Jewell, who is also a teacher, said the district has started providing some of its ESL students with Apple iPods loaded with pre-recorded speech exercises and other lessons designed to help students polish their speaking skills outside of school.
“It’s one of those things where we are taking a common technology and using it for something different,” she said of the program.
Portable, personal media devices such as iPods and cell phones are cropping up with more regularity in schools, and Jewell encouraged educators to embrace these tools–which students rely on in their everyday lives–as agents of change in the classroom.
“We need to start looking at stuff that is there and is used everyday … and start turning [technology] into a 24/7 opportunity in schools,” she said.
Another technology that’s catching on is video-conferencing. As schools continue to build out their infrastructures to handle more bandwidth, educators say they are continually looking for ways to expand the use of video in their classrooms.
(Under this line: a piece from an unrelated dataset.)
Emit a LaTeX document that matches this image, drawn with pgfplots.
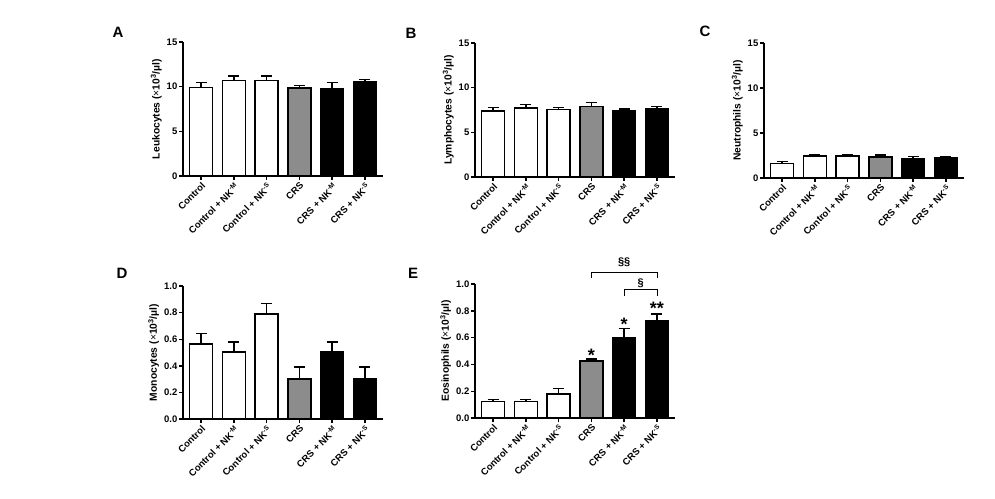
\documentclass[border=0pt]{standalone}
\usepackage{pgfplots}
\pgfplotsset{compat=1.18}
\usepackage{fontspec}
\setmainfont{Liberation Sans}

\definecolor{crsgray}{RGB}{140,140,140}

\pgfplotsset{
  panel/.style={
    anchor=south west,
    scale only axis,
    width=200pt,
    ybar,
    bar width=23pt,
    axis lines=left,
    axis line style={-, line width=1.4pt},
    tick align=outside,
    major tick length=4pt,
    tick style={line width=1.4pt, black},
    xmin=-0.55, xmax=5.55,
    ymin=0,
    enlargelimits=false,
    clip=false,
    xtick={0,1,2,3,4,5},
    xticklabels={Control, Control + NK\textsuperscript{-M}, Control + NK\textsuperscript{-S},
      CRS, CRS + NK\textsuperscript{-M}, CRS + NK\textsuperscript{-S}},
    xticklabel style={rotate=45, anchor=north east, inner sep=1pt,
      font=\bfseries\fontsize{9.5}{10}\selectfont},
    yticklabel style={font=\bfseries\fontsize{9.5}{10}\selectfont, inner sep=1.5pt},
    /pgf/number format/assume math mode=true,
    ylabel style={font=\bfseries\fontsize{10.3}{11}\selectfont},
    every axis plot/.append style={
      bar shift=0pt, draw=black, line width=1.6pt,
      error bars/y dir=plus, error bars/y explicit,
      error bars/error bar style={line width=1.4pt, black},
      error bars/error mark options={rotate=90, mark size=5.5pt, line width=1.4pt, black}},
  },
  big/.style={ymax=15, ytick={0,5,10,15}},
  small/.style={ymax=1.0, ytick={0,0.2,0.4,0.6,0.8,1.0},
    yticklabel style={/pgf/number format/.cd, fixed, fixed zerofill, precision=1}},
}

\newcommand{\unit}{({\mdseries ×}10\textsuperscript{3}/µl)}

\begin{document}
\begin{tikzpicture}
\path[use as bounding box] (0pt,0pt) rectangle (995pt,498pt);

\node[font=\bfseries\fontsize{15}{16}\selectfont] at (118pt,466pt) {A};
\node[font=\bfseries\fontsize{15}{16}\selectfont] at (411pt,465pt) {B};
\node[font=\bfseries\fontsize{15}{16}\selectfont] at (705pt,467pt) {C};
\node[font=\bfseries\fontsize{15}{16}\selectfont] at (122pt,225pt) {D};
\node[font=\bfseries\fontsize{15}{16}\selectfont] at (413pt,225pt) {E};

% A
\begin{axis}[panel, big, at={(183pt,322pt)}, height=134pt, ylabel={Leukocytes \unit}]
\addplot[fill=white] coordinates {(0,9.9) +- (0,0.55) (1,10.7) +- (0,0.5) (2,10.7) +- (0,0.5)};
\addplot[fill=crsgray] coordinates {(3,9.85) +- (0,0.3)};
\addplot[fill=black] coordinates {(4,9.8) +- (0,0.65) (5,10.5) +- (0,0.3)};
\end{axis}

% B
\begin{axis}[panel, big, at={(475pt,321pt)}, height=134pt, ylabel={Lymphocytes \unit}]
\addplot[fill=white] coordinates {(0,7.39) +- (0,0.37) (1,7.72) +- (0,0.38) (2,7.54) +- (0,0.22)};
\addplot[fill=crsgray] coordinates {(3,7.9) +- (0,0.46)};
\addplot[fill=black] coordinates {(4,7.46) +- (0,0.14) (5,7.65) +- (0,0.25)};
\end{axis}

% C
\begin{axis}[panel, big, at={(764pt,320pt)}, height=135pt, ylabel={Neutrophils \unit}]
\addplot[fill=white] coordinates {(0,1.62) +- (0,0.19) (1,2.45) +- (0,0.19) (2,2.45) +- (0,0.12)};
\addplot[fill=crsgray] coordinates {(3,2.3) +- (0,0.27)};
\addplot[fill=black] coordinates {(4,2.11) +- (0,0.27) (5,2.23) +- (0,0.11)};
\end{axis}

% D
\begin{axis}[panel, small, at={(183pt,79pt)}, height=133pt, ylabel={Monocytes \unit}]
\addplot[fill=white] coordinates {(0,0.565) +- (0,0.08) (1,0.505) +- (0,0.075) (2,0.79) +- (0,0.078)};
\addplot[fill=crsgray] coordinates {(3,0.30) +- (0,0.09)};
\addplot[fill=black] coordinates {(4,0.505) +- (0,0.073) (5,0.30) +- (0,0.09)};
\end{axis}

% E
\begin{axis}[panel, small, at={(475pt,80pt)}, height=134pt, ylabel={Eosinophils \unit}]
\addplot[fill=white] coordinates {(0,0.122) +- (0,0.018) (1,0.122) +- (0,0.018) (2,0.18) +- (0,0.04)};
\addplot[fill=crsgray] coordinates {(3,0.427) +- (0,0.013)};
\addplot[fill=black] coordinates {(4,0.60) +- (0,0.07) (5,0.728) +- (0,0.048)};
\node[font=\bfseries\fontsize{18}{18}\selectfont] at (axis cs:3,0.47) {*};
\node[font=\bfseries\fontsize{18}{18}\selectfont] at (axis cs:4,0.70) {*};
\node[font=\bfseries\fontsize{18}{18}\selectfont] at (axis cs:5,0.82) {**};
\draw[line width=0.8pt] (axis cs:4,0.91) -- (axis cs:4,0.963) -- (axis cs:5,0.963) -- (axis cs:5,0.91);
\node[font=\bfseries\fontsize{11}{11}\selectfont] at (axis cs:4.5,1.007) {§};
\draw[line width=0.8pt] (axis cs:3,1.045) -- (axis cs:3,1.09) -- (axis cs:5,1.09) -- (axis cs:5,1.045);
\node[font=\bfseries\fontsize{11}{11}\selectfont] at (axis cs:4,1.164) {§§};
\end{axis}
\end{tikzpicture}
\end{document}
Edee Wiziecki, who serves as coordinator for education programs at the National Center for Supercomputing Applications at the University of Illinois, Urbana-Champaign, highlighted one such initiative in which students are using multi-casting to communicate with peers in classrooms around the world. The tool is part of a specially designed video grid that can be downloaded to desktop or laptop computers, she said.
Other technologies starting to emerge in schools include the integration of open-source software, more robust district-wide content management systems used to help schools align curricula with state standards, and Radio-Frequency Identification chips, which are being deployed in some districts to track library books and take student attendance, among other uses.
Jewell and other educators at the afternoon session agreed with MIT’s Papert that technology is requiring schools to reevaluate how and what they teach.
“But if we’re going to do it, we’re going to have to have a revolution,” Jewell said.